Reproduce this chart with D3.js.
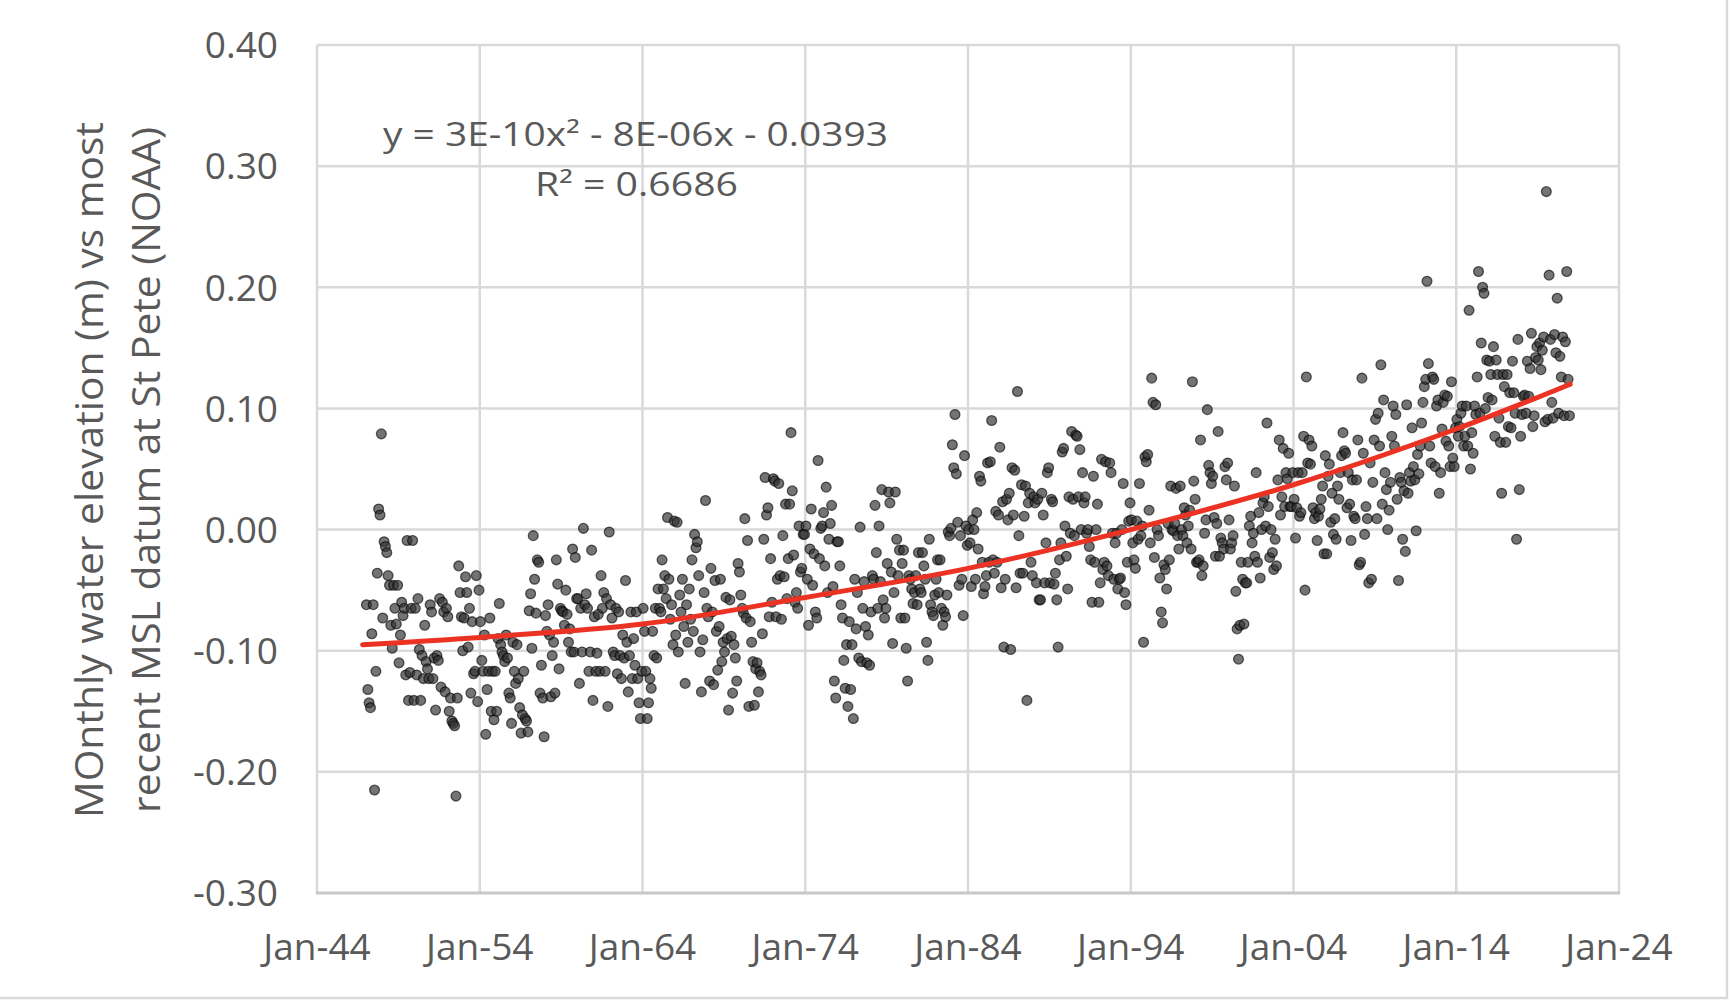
<!DOCTYPE html>
<html><head><meta charset="utf-8">
<script src="https://cdn.jsdelivr.net/npm/d3@7"></script>
<style>html,body{margin:0;padding:0;background:#fff;}svg{display:block;}</style>
</head><body>
<script>
// ---- tick labels ----
const tickYears = [1944,1954,1964,1974,1984,1994,2004,2014,2024];
const yTicks = [0.40,0.30,0.20,0.10,0.00,-0.10,-0.20,-0.30];
const yTitle = ["MOnthly water elevation (m) vs most","recent MSL datum at St Pete (NOAA)"];
const equationText = "y = 3E-10x\u00B2 - 8E-06x - 0.0393";
const r2Text = "R\u00B2 = 0.6686";

// ---- monthly observations (m), rows: [year, Jan..Dec] ----
const obs1940s = [
[1947,-0.062,-0.132,-0.143,-0.147,-0.086,-0.062,-0.215,-0.117,-0.036,0.017,0.012,0.079],
[1948,-0.073,-0.010,-0.014,-0.019,-0.038,-0.046,-0.079,-0.098,-0.046,-0.065,-0.078,-0.046],
[1949,-0.110,-0.087,-0.060,-0.071,-0.065,-0.120,-0.009,-0.141,-0.118,-0.065,-0.009,-0.141]];
const obs1950s = [
[1950,-0.065,-0.120,-0.057,-0.099,-0.141,-0.104,-0.123,-0.079,-0.109,-0.115,-0.123,-0.062],
[1951,-0.068,-0.123,-0.106,-0.149,-0.104,-0.108,-0.057,-0.130,-0.060,-0.068,-0.134,-0.065],
[1952,-0.072,-0.150,-0.139,-0.158,-0.160,-0.162,-0.220,-0.139,-0.030,-0.052,-0.072,-0.100],
[1953,-0.073,-0.039,-0.052,-0.097,-0.065,-0.135,-0.076,-0.119,-0.117,-0.038,-0.142,-0.050],
[1954,-0.076,-0.108,-0.117,-0.087,-0.169,-0.132,-0.117,-0.073,-0.150,-0.117,-0.157,-0.117],
[1955,-0.150,-0.090,-0.061,-0.095,-0.101,-0.104,-0.109,-0.087,-0.106,-0.135,-0.139,-0.160],
[1956,-0.093,-0.117,-0.127,-0.095,-0.123,-0.147,-0.168,-0.153,-0.117,-0.156,-0.158,-0.167],
[1957,-0.067,-0.053,-0.098,-0.005,-0.041,-0.069,-0.025,-0.027,-0.135,-0.112,-0.139,-0.171],
[1958,-0.071,-0.084,-0.062,-0.087,-0.138,-0.104,-0.093,-0.135,-0.025,-0.045,-0.115,-0.065],
[1959,-0.067,-0.068,-0.079,-0.050,-0.070,-0.093,-0.082,-0.101,-0.016,-0.101,-0.023,-0.057]];
const obs1960s = [
[1960,-0.057,-0.127,-0.065,-0.101,0.001,-0.062,-0.053,-0.065,-0.117,-0.101,-0.017,-0.141],
[1961,-0.072,-0.117,-0.102,-0.070,-0.117,-0.038,-0.065,-0.052,-0.117,-0.057,-0.146,-0.002],
[1962,-0.062,-0.073,-0.101,-0.104,-0.065,-0.119,-0.068,-0.104,-0.123,-0.087,-0.106,-0.042],
[1963,-0.093,-0.134,-0.104,-0.068,-0.123,-0.090,-0.112,-0.068,-0.123,-0.143,-0.156,-0.117],
[1964,-0.065,-0.084,-0.117,-0.156,-0.143,-0.123,-0.131,-0.084,-0.104,-0.065,-0.106,-0.049],
[1965,-0.065,-0.068,-0.025,-0.049,-0.038,-0.057,0.010,-0.041,-0.074,-0.062,-0.095,0.007],
[1966,-0.087,0.006,-0.101,-0.054,-0.068,-0.041,-0.080,-0.127,-0.062,-0.093,-0.049,-0.074],
[1967,-0.025,-0.084,-0.004,-0.015,-0.010,-0.038,-0.101,-0.134,-0.091,-0.052,0.024,-0.065],
[1968,-0.072,-0.125,-0.032,-0.068,-0.128,-0.042,-0.084,-0.116,-0.080,-0.041,-0.109,-0.093],
[1969,-0.101,-0.056,-0.090,-0.149,-0.058,-0.088,-0.135,-0.095,-0.106,-0.125,-0.028,-0.035]];
const obs1970s = [
[1970,-0.054,-0.065,-0.069,0.009,-0.073,-0.009,-0.146,-0.076,-0.093,-0.109,-0.145,-0.115],
[1971,-0.110,-0.134,-0.117,-0.120,-0.086,-0.008,0.043,0.012,0.018,-0.072,-0.024,-0.060],
[1972,0.042,0.040,-0.072,-0.041,0.038,-0.038,-0.074,-0.005,-0.039,0.021,-0.057,-0.024],
[1973,0.021,0.080,0.032,-0.021,-0.060,-0.052,-0.065,0.003,-0.035,-0.032,-0.004,-0.004],
[1974,0.003,-0.041,-0.079,-0.016,0.017,-0.046,-0.020,-0.068,-0.073,0.057,-0.024,0.001],
[1975,0.003,0.014,-0.030,0.035,-0.052,-0.008,0.005,0.020,-0.047,-0.125,-0.139,-0.010],
[1976,-0.010,-0.030,-0.062,-0.073,-0.108,-0.131,-0.095,-0.146,-0.076,-0.132,-0.095,-0.156],
[1977,-0.041,-0.082,-0.052,-0.106,0.002,-0.109,-0.065,-0.043,-0.080,-0.110,-0.087,-0.112],
[1978,-0.068,-0.038,-0.041,0.020,-0.019,-0.065,0.003,-0.043,0.033,-0.058,-0.073,-0.065],
[1979,-0.028,0.031,0.022,-0.035,-0.094,-0.052,0.031,-0.008,-0.038,-0.017,-0.073,-0.028]];
const obs1980s = [
[1980,-0.017,-0.073,-0.098,-0.125,-0.038,-0.041,-0.049,-0.061,-0.052,-0.038,-0.062,-0.019],
[1981,-0.049,-0.052,-0.019,-0.030,-0.041,-0.093,-0.108,-0.008,-0.062,-0.068,-0.071,-0.054],
[1982,-0.041,-0.025,-0.052,-0.025,-0.065,-0.079,-0.068,-0.072,-0.054,-0.002,-0.005,0.001],
[1983,0.070,0.051,0.095,0.046,0.006,-0.046,-0.005,-0.041,-0.071,0.061,0.003,-0.013],
[1984,0.000,-0.011,-0.047,0.008,0.000,-0.041,0.014,-0.016,0.044,0.040,-0.027,-0.053],
[1985,-0.047,-0.038,0.055,-0.027,0.056,0.090,-0.025,-0.036,0.015,-0.027,0.012,0.068],
[1986,-0.048,0.023,-0.097,-0.041,0.025,0.008,0.030,-0.099,0.051,0.012,0.049,-0.048],
[1987,0.114,-0.005,-0.036,0.037,-0.036,0.011,0.036,-0.141,0.022,0.030,-0.027,-0.038],
[1988,0.027,0.022,-0.044,0.025,-0.058,-0.058,0.030,0.012,-0.044,-0.011,0.047,0.051],
[1989,-0.044,0.025,0.023,-0.045,-0.036,-0.058,-0.097,-0.025,-0.011,0.064,0.067,0.003]];
const obs1990s = [
[1990,-0.022,-0.049,0.027,-0.003,0.081,0.025,-0.005,0.078,0.077,0.027,0.066,0.000],
[1991,0.047,0.022,0.027,-0.003,0.000,-0.014,-0.025,-0.060,0.044,-0.027,0.000,0.021],
[1992,-0.060,-0.044,0.058,-0.033,-0.027,0.056,-0.030,-0.038,0.055,0.047,-0.003,-0.041],
[1993,-0.011,-0.003,-0.049,-0.041,-0.040,0.000,0.038,-0.052,-0.062,-0.027,0.007,0.022],
[1994,0.008,-0.011,-0.025,-0.032,0.007,-0.008,0.038,-0.005,0.003,-0.093,0.060,0.056],
[1995,0.062,0.016,-0.011,0.125,0.105,-0.023,0.103,0.000,-0.005,-0.040,-0.068,-0.077],
[1996,-0.029,-0.033,-0.049,0.005,-0.025,0.036,0.000,-0.001,0.005,0.034,-0.005,-0.016],
[1997,0.036,0.000,-0.005,0.018,0.012,-0.011,0.003,0.016,-0.016,0.122,0.040,0.025],
[1998,-0.027,-0.027,-0.025,0.074,-0.038,-0.030,-0.003,0.008,0.099,0.053,0.047,0.038],
[1999,0.044,0.010,-0.022,0.005,0.081,-0.022,-0.007,-0.011,-0.016,0.052,0.041,0.055]];
const obs2000s = [
[2000,0.008,-0.016,-0.011,-0.005,0.036,-0.051,-0.082,-0.107,-0.079,-0.027,-0.041,-0.078],
[2001,-0.044,-0.044,-0.027,0.003,0.011,-0.011,-0.003,-0.022,0.047,-0.027,0.014,-0.040],
[2002,0.000,0.022,0.027,0.003,0.088,0.019,-0.023,0.000,-0.019,-0.033,-0.008,-0.030],
[2003,0.041,0.074,0.012,0.027,0.067,0.019,0.047,0.042,0.063,0.019,0.019,0.047],
[2004,0.025,-0.007,0.018,0.047,0.011,0.014,0.047,0.077,-0.050,0.126,0.055,0.074],
[2005,0.054,0.069,0.018,0.009,0.014,-0.009,0.011,0.017,0.025,0.036,-0.020,0.061],
[2006,-0.020,0.044,0.054,0.006,0.030,-0.004,0.009,-0.008,0.036,0.025,0.047,0.061],
[2007,0.080,0.065,0.063,0.018,0.047,0.021,-0.009,0.041,0.011,0.009,0.041,0.074],
[2008,-0.029,-0.027,0.125,0.063,-0.004,0.019,0.009,-0.044,0.055,-0.041,0.039,0.074],
[2009,0.091,0.009,0.096,0.069,0.136,0.021,0.107,0.047,0.033,0.000,0.016,0.039]];
const obs2010s = [
[2010,0.077,0.102,0.069,0.095,0.025,-0.042,0.043,0.039,-0.008,0.032,-0.018,0.103],
[2011,0.030,0.047,0.040,0.084,0.052,0.041,-0.001,0.062,0.046,0.069,0.088,0.105],
[2012,0.118,0.124,0.205,0.137,0.069,0.055,0.126,0.124,0.052,0.102,0.107,0.030],
[2013,0.047,0.083,0.105,0.111,0.073,0.110,0.069,0.052,0.122,0.059,0.052,0.084],
[2014,0.091,0.077,0.085,0.096,0.102,0.069,0.077,0.102,0.069,0.181,0.050,0.080],
[2015,0.063,0.102,0.095,0.126,0.213,0.096,0.154,0.200,0.195,0.100,0.140,0.109],
[2016,0.139,0.128,0.107,0.151,0.077,0.140,0.128,0.092,0.072,0.030,0.128,0.118],
[2017,0.072,0.128,0.085,0.113,0.084,0.139,0.113,0.096,-0.008,0.157,0.033,0.077],
[2018,0.095,0.110,0.111,0.096,0.139,0.110,0.133,0.162,0.085,0.094,0.142,0.151],
[2019,0.140,0.154,0.132,0.148,0.159,0.089,0.279,0.091,0.210,0.157,0.105,0.092]];
const obs2020s = [
[2020,0.161,0.146,0.191,0.096,0.143,0.126,0.159,0.094,0.155,0.213,0.124,0.094]];

// ---- polynomial trendline ----
const trendYears  = [1946.8, 1954, 1964, 1974, 1984, 1994, 2004, 2014, 2021.0];
const trendValues = [-0.095, -0.089, -0.078, -0.056, -0.032, 0.000, 0.037, 0.083, 0.120];

// ---- build ----
const W = 1732, H = 1002;
const FONT = "'Open Sans', 'Noto Sans', sans-serif";
const GREY = "#595959";
const svg = d3.select("body").append("svg").attr("width", W).attr("height", H)
  .style("background", "#fff");

const x = d3.scaleTime().domain([new Date(1944,0,1), new Date(2024,0,1)]).range([317, 1619]);
const y = d3.scaleLinear().domain([-0.3, 0.4]).range([893, 45]);

const points = [];
[obs1940s,obs1950s,obs1960s,obs1970s,obs1980s,obs1990s,obs2000s,obs2010s,obs2020s].forEach(dec =>
  dec.forEach(row => row.slice(1).forEach((v, m) => points.push({date: new Date(row[0], m, 15), v}))));

function fracDate(f){ const yr = Math.floor(f); return new Date(new Date(yr,0,1).getTime() + (f-yr)*365.25*86400000); }
const trend = trendYears.map((t,i) => ({date: fracDate(t), v: trendValues[i]}));

// gridlines
const grid = svg.append("g");
grid.selectAll("line.h").data(yTicks.filter(t => t > -0.3)).join("line")
  .attr("x1", x.range()[0]).attr("x2", x.range()[1])
  .attr("y1", d => y(d)).attr("y2", d => y(d))
  .attr("stroke", "#d9d9d9").attr("stroke-width", 2.5);
grid.selectAll("line.v").data(tickYears).join("line")
  .attr("x1", d => x(new Date(d,0,1))).attr("x2", d => x(new Date(d,0,1)))
  .attr("y1", y(0.4)).attr("y2", y(-0.3))
  .attr("stroke", "#d9d9d9").attr("stroke-width", 2.5);
grid.append("line").attr("x1", x.range()[0]-1).attr("x2", x.range()[1]+1)
  .attr("y1", y(-0.3)).attr("y2", y(-0.3)).attr("stroke", "#c8c8c8").attr("stroke-width", 3);

// y tick labels
svg.append("g").selectAll("text").data(yTicks).join("text")
  .attr("x", 278).attr("y", d => y(d)).attr("dy", "0.36em")
  .attr("text-anchor", "end").attr("font-family", FONT).attr("font-size", 37)
  .attr("fill", GREY).text(d => d.toFixed(2));

// x tick labels
const fmt = d3.timeFormat("%b-%y");
svg.append("g").selectAll("text").data(tickYears).join("text")
  .attr("x", d => x(new Date(d,0,1))).attr("y", 960)
  .attr("text-anchor", "middle").attr("font-family", FONT).attr("font-size", 37)
  .attr("fill", GREY).text(d => fmt(new Date(d,0,1)));

// y title
const titleX = [103, 160];
svg.append("g").selectAll("text").data(yTitle).join("text")
  .attr("transform", (d,i) => `translate(${titleX[i]},470) rotate(-90)`)
  .attr("text-anchor", "middle").attr("font-family", FONT).attr("font-size", 38)
  .attr("fill", GREY)
  .attr("textLength", (d,i) => i === 0 ? 696 : 686).attr("lengthAdjust", "spacingAndGlyphs")
  .text(d => d);

// points
svg.append("g").selectAll("circle").data(points).join("circle")
  .attr("cx", d => x(d.date)).attr("cy", d => y(d.v)).attr("r", 4.9)
  .attr("fill", "rgba(50,50,50,0.68)").attr("stroke", "rgba(0,0,0,0.6)").attr("stroke-width", 1.3);

// trendline
svg.append("path").datum(trend)
  .attr("d", d3.line().x(d => x(d.date)).y(d => y(d.v)).curve(d3.curveCatmullRom))
  .attr("fill", "none").attr("stroke", "#ec3323").attr("stroke-width", 5).attr("stroke-linecap", "round");

// equation
svg.append("text").attr("x", 383).attr("y", 146).attr("font-family", FONT).attr("font-size", 32)
  .attr("fill", GREY).attr("textLength", 505).attr("lengthAdjust", "spacingAndGlyphs").text(equationText);
svg.append("text").attr("x", 535).attr("y", 196).attr("font-family", FONT).attr("font-size", 32)
  .attr("fill", GREY).attr("textLength", 203).attr("lengthAdjust", "spacingAndGlyphs").text(r2Text);

// outer frame (right & bottom edges of the screenshot)
svg.append("line").attr("x1", 1727).attr("x2", 1727).attr("y1", 0).attr("y2", 998)
  .attr("stroke", "#d9d9d9").attr("stroke-width", 2.5);
svg.append("line").attr("x1", 0).attr("x2", 1728).attr("y1", 998).attr("y2", 998)
  .attr("stroke", "#d9d9d9").attr("stroke-width", 2.5);
</script>
</body></html>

= Work to be completed =
Reply with one number only, the count of lines above that hold the string "chart".

= Result for this task =
1